The forms also have different conventions about the rest of the fic. Self-insert often plays freely with the canon and lets the avatar character interact with the cast as a peer. Reader-insert usually keeps the canon intact and slots the reader in as a specific role — the new transfer student, the apartment neighbor, the assigned partner. The reader knows the canon and is reading to be inside it, not to rewrite it.

When to Use Each

Use self-insert when the character you want to write is specific, when you want the freedom to give them a name and a history, and when the audience you are writing for is mostly yourself or a small circle that knows you. Self-insert is the right form for working through a private feeling in costume.

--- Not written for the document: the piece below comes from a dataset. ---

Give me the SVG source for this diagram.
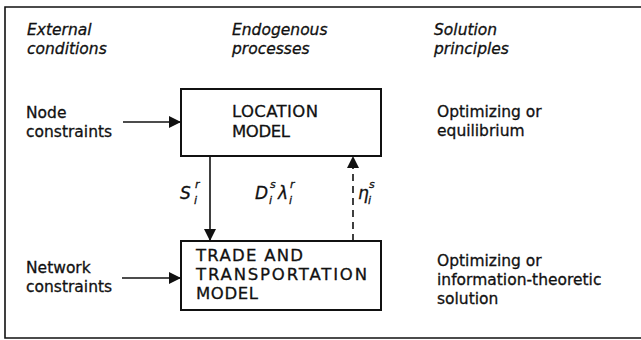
<svg xmlns="http://www.w3.org/2000/svg" width="641" height="340" viewBox="0 0 641 340">
<style>
text{font-family:"DejaVu Sans","Liberation Sans",Arial,sans-serif;fill:#111;stroke:#111;stroke-width:0.3}
.h{font-size:15.5px;font-style:italic}
.t{font-size:15.5px}
.c{font-size:16.5px}
.m{font-size:17px;font-style:italic}
.s{font-size:11px;font-style:italic}
.box{fill:#fff;stroke:#111;stroke-width:2}
.ln{stroke:#111;stroke-width:1.6;fill:none}
</style>
<defs>
<marker id="ah" viewBox="0 0 12 12" refX="12" refY="6" markerWidth="12" markerHeight="12" markerUnits="userSpaceOnUse" orient="auto">
<path d="M0,0 L12,6 L0,12 Z" fill="#111"/>
</marker>
</defs>
<rect width="641" height="340" fill="#fff"/>
<g id="frame">
<path d="M641,7 H5 V338 H641" class="ln" stroke-width="2"/>
</g>
<g id="headers">
<text class="h" x="27" y="35">External</text>
<text class="h" x="27" y="54">conditions</text>
<text class="h" x="232" y="35">Endogenous</text>
<text class="h" x="232" y="54">processes</text>
<text class="h" x="434" y="35">Solution</text>
<text class="h" x="434" y="54">principles</text>
</g>
<g id="location">
<rect class="box" x="181" y="89" width="200" height="67"/>
<text class="c" x="232" y="117" textLength="86" lengthAdjust="spacing">LOCATION</text>
<text class="c" x="232" y="137" textLength="58" lengthAdjust="spacing">MODEL</text>
</g>
<g id="trade">
<rect class="box" x="181" y="241" width="200" height="69"/>
<text class="c" x="196" y="261" textLength="107" lengthAdjust="spacing">TRADE AND</text>
<text class="c" x="196" y="280" textLength="171" lengthAdjust="spacing">TRANSPORTATION</text>
<text class="c" x="196" y="299" textLength="62" lengthAdjust="spacing">MODEL</text>
</g>
<g id="node-constraints">
<text class="t" x="26" y="118">Node</text>
<text class="t" x="26" y="137">constraints</text>
</g>
<g id="network-constraints">
<text class="t" x="26" y="273">Network</text>
<text class="t" x="26" y="292">constraints</text>
</g>
<g id="solution1">
<text class="t" x="437" y="117">Optimizing or</text>
<text class="t" x="437" y="136">equilibrium</text>
</g>
<g id="solution2">
<text class="t" x="437" y="266">Optimizing or</text>
<text class="t" x="437" y="285">information-theoretic</text>
<text class="t" x="437" y="304">solution</text>
</g>
<g id="connectors">
<line class="ln" x1="123" y1="122" x2="181" y2="122" marker-end="url(#ah)"/>
<line class="ln" x1="122" y1="278" x2="181" y2="278" marker-end="url(#ah)"/>
<line class="ln" x1="210" y1="156" x2="210" y2="241" marker-end="url(#ah)"/>
<line class="ln" x1="353" y1="241" x2="353" y2="156" stroke-dasharray="7,5" marker-end="url(#ah)"/>
</g>
<g id="labels">
<text class="m" x="180" y="199">S</text>
<text class="s" x="195" y="188">r</text>
<text class="s" x="194" y="204">i</text>
<text class="m" x="255" y="199">D</text>
<text class="s" x="270" y="188">s</text>
<text class="s" x="269" y="204">i</text>
<text class="m" x="278" y="199">λ</text>
<text class="s" x="290" y="188">r</text>
<text class="s" x="289" y="204">i</text>
<text class="m" x="358" y="199">η</text>
<text class="s" x="369" y="188">s</text>
<text class="s" x="368" y="204">i</text>
</g>
</svg>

Use reader-insert when the audience is wider, when the character should be open enough for any reader to occupy, and when the appeal of the fic is the experience of being inside the story rather than watching one. Reader-insert is the right form for romance fic written for the broad fandom audience.

Where Yumefics Fits

Yumefics is built for reader-insert. The platform writes in second person, treats the configured reader as the protagonist, and is designed around the experience of being inside the story rather than watching a named avatar walk through it. If self-insert is the form you want, the platform will work — you can configure a named protagonist — but the form the writing pipeline is most natural at is reader-insert.

Frequently Asked Questions

Q: Is self-insert the same as Mary Sue?

No. Mary Sue is a specific failure mode of self-insert in which the avatar character is impossibly competent and beloved. Most self-inserts are not Mary Sues. The mockery is unfair to most of the form.

Q: Is reader-insert always second person?

Usually. Y/N and You are the dominant conventions. There are reader-inserts written in first person but they are uncommon and the reader has to do more work to occupy the role.

Q: Which form is more popular?

Reader-insert, by a large margin, in the modern fanfic era. AO3's x reader tag and Wattpad's reader-insert traditions both treat reader-insert as the default form for fanfic romance.